Feels good to finally be done with The Never Ending Battle. It was one of those that I could have kept going for months and months, playing around with the society of the future and exploring the ins and outs of real life superheroes, but that gets old after a while and it’s well finished. (I’m kinda pleased with myself for actually tacking on a RAH sort of ending onto the silly thing. There’s the climax … and now we’ll talk about the days following the climax for a bit, ending with a little bow.)
Still, when I gather it all up into one Word document, I’m not sure if I’m going to expand it further, really explore some of the sub-plots, or hack at it with knifes until it’s only half it’s word count. Either way, first I’m going to let the silly thing sit and age a bit … not long, just until I can’t remember some of the dialog.
I don’t think I’ll explore anymore superhero stuff, though. I’ve taken a couple of swings at it and it still eludes me. Part of the problem is that most of the classic superpowers are silly. I mean, flight? What the hell good is flight? There was a character from the silver age of comics called The Black Condor and his thing was he could fly .. and that was about it. Same thing with Hawkman, pick a version. Oh, both of them were good fighters and strong, but neither were particularly fast or super strong or invulnerable. They basically were strong guys who could fight really good and, oh yeah, they could fly.
Okay … that’s nice.
I still contend that speed is the ultimate power, myself. Keep your able to leap tall buildings with a single bound, bend steel in your bare hands, and alter the course of mighty rivers. Speed and invulnerability to friction is enough for me.
Say you only have a few seconds to save the day … what’s a few seconds to someone who exists between pico-seconds? Time to think, time to plan, even time to rehearse moves.
Enemy stronger than you? Okay, take a running start at him … nothing fancy, keep it under light speed. Take a lap around the world for a wind up and then hit him with all that energy. Hell, you’re superfast … hit him a couple thousand times with all that energy before he can blink.
Enemy smarter than you? Shift into your top speed and head for a good library. Read up on his strengths and weaknesses, see what The Art of War has to say about the matter, find out if there’s a gizmo that can take the wind out of his sails; educate yourself in the blink of an eye and return to the battle.
Enemy a more experienced fighter than you? Cool; combine all the above. Study his style and find it’s weaknesses, practice what you’re going to do, study his response carefully before reacting, then build up a little mass/energy and bitch slap him with it a couple of dozen times.
Move fast enough and you can catch bullets. Move really fast and you can not only catch them, but – just to be a smart ass – you can reload your enemies gun for him … with blanks … that make farting noises when fired.

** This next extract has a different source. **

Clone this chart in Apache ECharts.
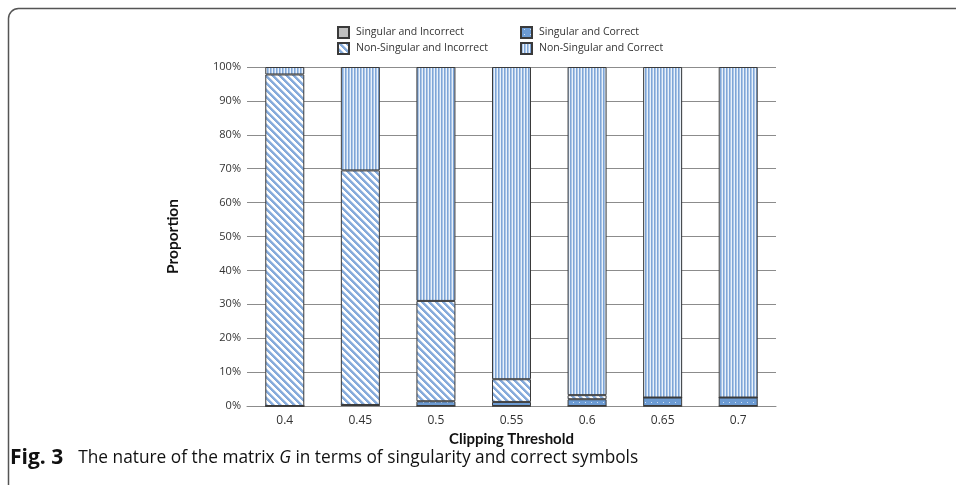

Hell, go all out and catch the bullets, reload his gun with farting blanks, hammer the rounds you caught flat and sculpt a nice goofy face mask for the guy, strip him naked and redress him in a tu-tu and leaderhosen, tie the mask to his face, and then move him – farting gun, tu-tu, leaderhosen, and mask – to the nearest maximum federal prison and dump him in the general population. Move some of the prisoners around so he ends up in the center of a circle of bad asses – just for the shits and grins of it – pants them all before you leave.
Then go home and wait for the next criminal genius who wants to play. Make some pop corn while you wait.
Speed … can’t beat it.
Jim, Thank you!
It’s difficult to write like good Heinlein: even RAH didn’t always manage.
You have given us a pretty damn good approximation.